L.flav_overlap.null <- overlap_null_distrib(L.flavomaculatus, ecoregions, rand_both = F, x_cat = T, n_iterations = 10, x_model = 'random_cluster', px = 0.5, progress = F)
#> DONE

Run statistical tests

Odirect is the number of directly overlapping boundary elements between the two variables. Ox is the average minimum distance for a a Trait x boundary element to the nearest Trait y boundary element. It assumes that boundaries for Trait x depend on the boundaries in Trait y.
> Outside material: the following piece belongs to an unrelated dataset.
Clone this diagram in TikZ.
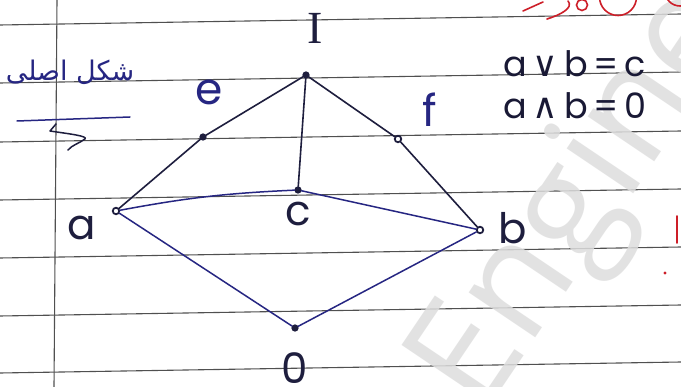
\documentclass[tikz,border=0pt]{standalone}
\usepackage{fontspec}
\setmainfont{Poppins}
\newfontfamily\symfont{DejaVu Sans}
\newfontfamily\wmfont{Open Sans}
\newfontfamily\seriffont{Liberation Serif}
\newfontfamily\arabicfont[Script=Arabic]{DejaVu Sans}
\TeXXeTstate=1
\definecolor{ink}{RGB}{30,30,62}
\definecolor{inkblue}{RGB}{38,38,130}
\definecolor{paperline}{RGB}{80,80,80}
\definecolor{wm}{RGB}{222,222,222}
\definecolor{redink}{RGB}{205,30,40}
\tikzset{
  ruled/.style={paperline, line width=1.1pt},
  edge/.style={ink, line width=1.6pt, line cap=round},
  edgeb/.style={inkblue, line width=1.5pt, line cap=round},
  vdot/.style={circle, draw=ink, fill=ink, line width=1.2pt, inner sep=0pt, minimum size=6pt},
  odot/.style={circle, draw=ink, fill=white, line width=1.8pt, inner sep=0pt, minimum size=6.5pt},
  lbl/.style={text=ink, font=\fontsize{42}{48}\selectfont, inner sep=0pt},
  blbl/.style={text=inkblue, font=\fontsize{44}{50}\selectfont, inner sep=0pt},
  eqn/.style={text=ink!85!black, font=\fontsize{35}{40}\selectfont, inner sep=0pt, anchor=west},
  redstroke/.style={redink, line width=1.6pt, line cap=round},
}
\begin{document}
\begin{tikzpicture}[x=1pt,y=-1pt]
\useasboundingbox (0,0) rectangle (681,387);
\fill[white] (0,0) rectangle (681,387);
\begin{scope}
\clip (0,0) rectangle (681,387);
% ruled paper
\foreach \yy in {25,83,142,200,258,316,373}
  \draw[ruled] (0,\yy) -- (681,\yy-11);
\draw[ruled] (57,0) -- (54,387);
% watermark
\node[text=wm, opacity=0.85, font=\wmfont\fontsize{150}{160}\selectfont, rotate=56, anchor=base west, inner sep=0pt] (wmark) at (482,418) {Engineer};
% red handwriting (cut off at the top right)
\draw[redstroke] (523,11) -- (543,2);
\draw[redstroke] (547,19) .. controls (560,15) and (574,8) .. (568,1);
\draw[redstroke] (582,5) circle (5.5);
\draw[redstroke] (618,-3) circle (18.5);
\draw[redstroke] (680,-9) circle (15);
\draw[redstroke] (677,216) -- (677,243);
\fill[redink] (665,273) circle (1.6);
\end{scope}
% Persian caption
\node[text=inkblue, font=\arabicfont\fontsize{27}{32}\selectfont, inner sep=0pt] (cap) at (70,72) {\beginR شکل اصلی\endR};
\coordinate (u1) at (17,121);
\coordinate (u2) at (130,117);
\draw[inkblue, line width=1.5pt, line cap=round] (u1) -- (u2);
\coordinate (z1) at (56,124);
\coordinate (z2) at (50,131);
\coordinate (z3) at (85,139);
\coordinate (z4) at (68,150);
\draw[ink, line width=1.5pt, line cap=round, line join=round] (z1) -- (z2) .. controls (70,134) and (88,136) .. (z3) .. controls (80,143) and (72,145) .. (z4);
% lattice vertices
\node[vdot] (I) at (306,75) {};
\node[vdot] (e) at (203,137) {};
\node[odot] (f) at (398,139) {};
\node[vdot] (c) at (298,190) {};
\node[odot] (a) at (116,211) {};
\node[odot] (b) at (480,230) {};
\node[vdot] (z) at (295,328) {};
% edges
\draw[edge] (I) -- (e);
\draw[edge] (e) -- (a);
\draw[edge] (I) -- (f);
\draw[edge] (f) -- (b);
\draw[edge] (I) -- (c);
\draw[edgeb] (a) to[bend left=4] (c);
\draw[edgeb] (c) -- (b);
\draw[edgeb] (a) -- (z);
\draw[edgeb] (b) -- (z);
% labels
\node[lbl, font=\seriffont\fontsize{46}{50}\selectfont] (lI) at (315,28) {I};
\node[blbl] (le) at (209,92) {e};
\node[blbl] (lf) at (430,110) {f};
\node[lbl] (lc) at (298,214) {c};
\node[lbl] (la) at (82,228) {a};
\node[lbl] (lb) at (513,228) {b};
\node[lbl] (lz) at (295,368) {0};
% equations
\node[eqn] (eq1) at (503,64) {a\,{\symfont ∨}\,b\,=\,c};
\node[eqn] (eq2) at (503,106) {a\,{\symfont ∧}\,b\,=\,0};
\end{tikzpicture}
\end{document}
Oxy is the average minimum distance between boundary elements in x and y (x and y affect each other reciprocally).

Odirect(L.flavomaculatus_boundaries, ecoregions_boundaries, L.flav_overlap.null)
#> n overlapping boundary elements                         p-value 
#>                       8.0000000                       0.1384157
Ox(L.flavomaculatus_boundaries, ecoregions_boundaries, L.flav_overlap.null)
#> average minimum distance (x depends on y) 
#>                                  48465.28 
#>                                   p-value 
#>                                      0.00
Oxy(L.flavomaculatus_boundaries, ecoregions_boundaries, L.flav_overlap.null)
#> average minimum distance                  p-value 
#>                 161879.4                      0.0

Citation

Barratt, C.D., Bwong, B.A., Jehle, R., Liedtke, C.H., Nagel, P., Onstein, R.E., Portik, D.M., Streicher, J.W. & Loader, S.P. (2018) Vanishing refuge? Testing the forest refuge hypothesis in coastal East Africa using genome‐wide sequence data for seven amphibians. Molecular Ecology, 27, 4289-4308.